Review: Celestial Season ‘Mysterium II’

Dutch death/doom legends Celestial Season returned to their miserable, gothic roots on Mysterium I, released earlier this year, and they are now releasing the second part of a promised trilogy that sees this journey continue back from a stoner doom style detour in the late 90s. A legendary band in tape trading circles back in the day, Mysterium I definitely gave me that early, Solar Lovers-era feel again, so let’s delve into its follow-up, Mysterium II. It is out in December through Burning World Records.

Celestial Season 'Mysterium II'

The Divine Duty Of Servants continues where Mysterium I left off, a morose churn of slow riffs drenched in sobbing guitar with a miserable, and even darker in tone. This is slithering into more melancholic death/doom territory, where growls meet sadness in an abyss of hopelessness. Was that a sax calling up from the deep there? Tomorrow Mourning is a truly sorrowful dirge, bringing to mind early My Dying Bride in windswept moors majesty as a haunting violin drifts like mizzling rain, while Our Nocturnal Love is a lighter, more uplifting interlude piece that gives us all a breather to absorb the more delicate side of what Celestial Season can do.
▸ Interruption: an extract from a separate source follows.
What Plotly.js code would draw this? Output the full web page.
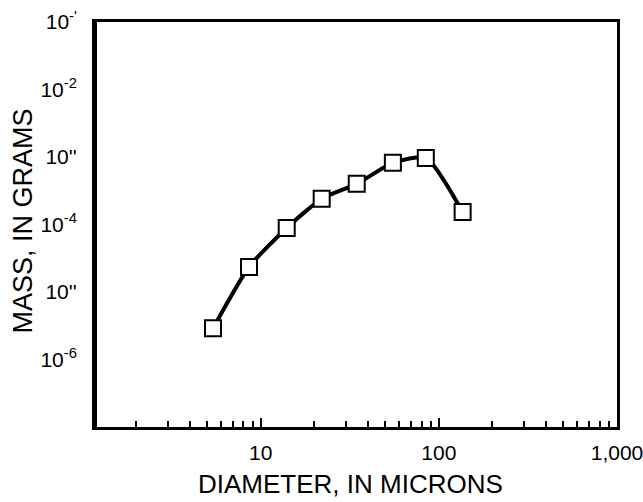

That dichotomy of light and dark is given form in the excellent In April Darkness, where heavy guitar and whispered growls gradually evolves into a more open and epic piece where the violin gives us hope rather than the mournful eulogy it has provided thus far. The Sun, the Moon And The Truth has a much gloomier atmosphere; delicate piano cuts through a hazy ambient fuzz before some nice Paradise Lost riffs appear to coil their way around your dying hearts.

When you get true, formative masters of a craft firing on all cylinders it is a pleasure to behold…

Pictures Of Endless Beauty – Copper Sunsets is where Celestial Season wrap everything together though; on the longest piece on the record, you get the weeping violin intro, equally melancholic guitar work that builds into gloomy gothic splendour. A central cliff face of undulating gothic melody strides beyond

Celestial Season were a band that I had only tangentially known until Mysterium I came around and I acquainted myself deeply into their back catalogue after that. Mysterium II may not be as earth shakingly revelatory as Forever Scarlet Passion but it stands proudly as a monolith of where Celestial Season have come from and also back to. When you get true, formative masters of a craft firing on all cylinders it is a pleasure to behold, and Mysterium II is definitely that. I cannot wait to see how they close out this trilogy because it is going to HAVE to be great.